By incorporating a battery, you are closing that loop. You are capturing clean, zero-emission energy during the afternoon and using it to power your life through the night. This maximizes the environmental benefit of your solar investment. You are not just offsetting your energy usage on a spreadsheet; you are physically running your home on renewable energy around the clock. For many families, this complete transition to clean power carries a massive intrinsic value that makes the addition of a storage system incredibly rewarding, regardless of the exact timeframe of the financial return.

Designing the Right System for Your Needs

To optimize your payback period, it is essential to design a storage system that matches your specific household needs. You do not necessarily have to buy the largest, most expensive battery array on the market to see significant financial benefits.

Many homeowners choose to install a battery sized specifically to handle their essential electrical loads. Instead of trying to run the entire house—including power-hungry appliances like central air conditioning or electric water heaters—during an outage, they wire the battery to support a critical load panel. This panel keeps the most important circuits alive, such as the kitchen appliances, some lighting, the internet router, and a few designated outlets.
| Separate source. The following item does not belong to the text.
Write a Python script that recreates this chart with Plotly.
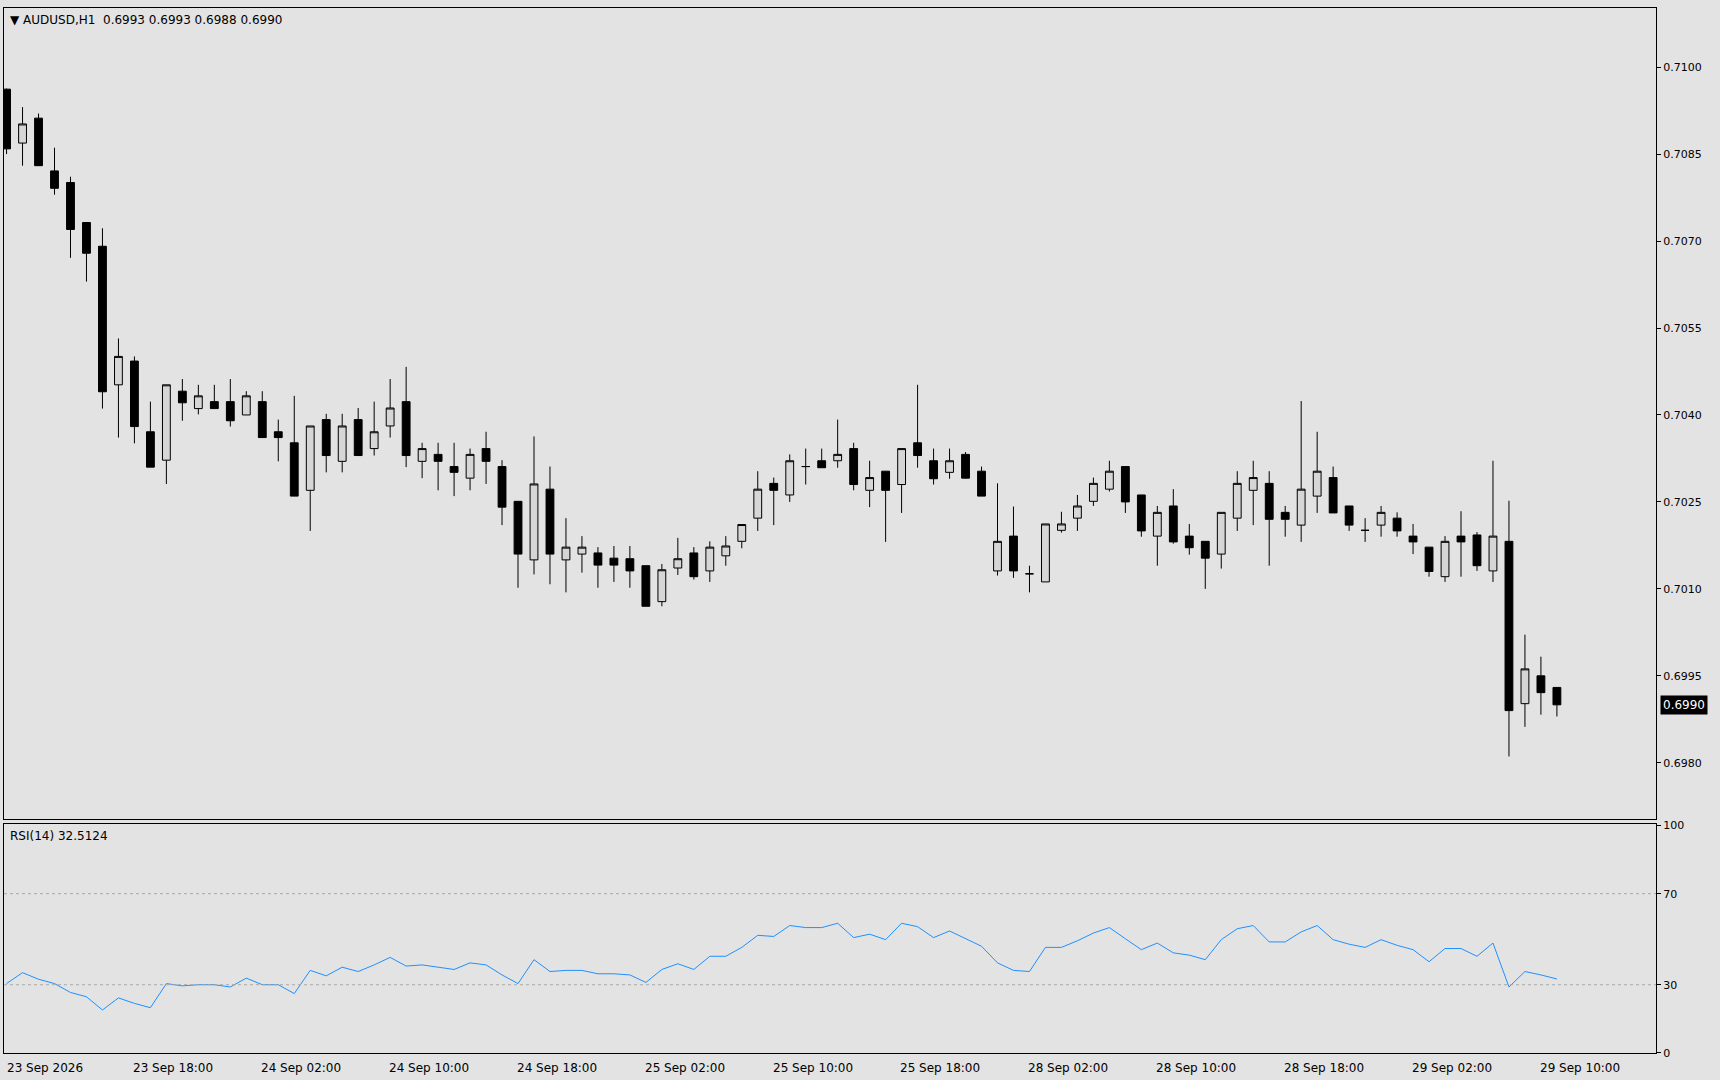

By focusing on backing up what matters most, you can install a smaller, more affordable battery system. This keeps your upfront costs manageable while still providing the daily energy arbitrage needed to lower your utility bills and shorten your overall payback period.

Additionally, modern battery systems are highly modular. You can start with a single battery unit to handle your current time-of-use rate shifting and provide basic backup power. If you eventually buy an electric vehicle, expand your home, or find that power outages in your area are becoming more frequent, you can easily add a second or third battery module to your existing setup. This flexibility allows you to pace your investment and manage your costs over time.

Looking Ahead at Home Energy

The landscape of residential energy is shifting rapidly. The era of treating the public utility grid as a free, infinite battery is drawing to a close. As utility companies continue to restructure their rates, lower their compensation for solar exports, and struggle with infrastructure reliability, the strategy for home energy has to adapt.

Evaluating the financial return of a solar project is no longer just about counting how many panels fit on your roof. It requires a broader understanding of how you produce, store, and consume power on a daily basis.

Adding a battery does increase the initial scale of the project, and in some situations, it might stretch the timeline by a year or two compared to the highly subsidized solar deals of the past. But in a landscape defined by rising energy costs and unpredictable grid performance, a battery ensures that your solar system actually performs the way you want it to. It captures your energy, shields you from peak pricing, and keeps your lights on when the neighborhood goes dark.

The decision ultimately comes down to taking control. When you store your own power, you stop reacting to the changing rules of the utility company and start managing your home energy on your own terms. That level of independence is an investment that pays off continuously, year after year, long after the initial costs have been recovered.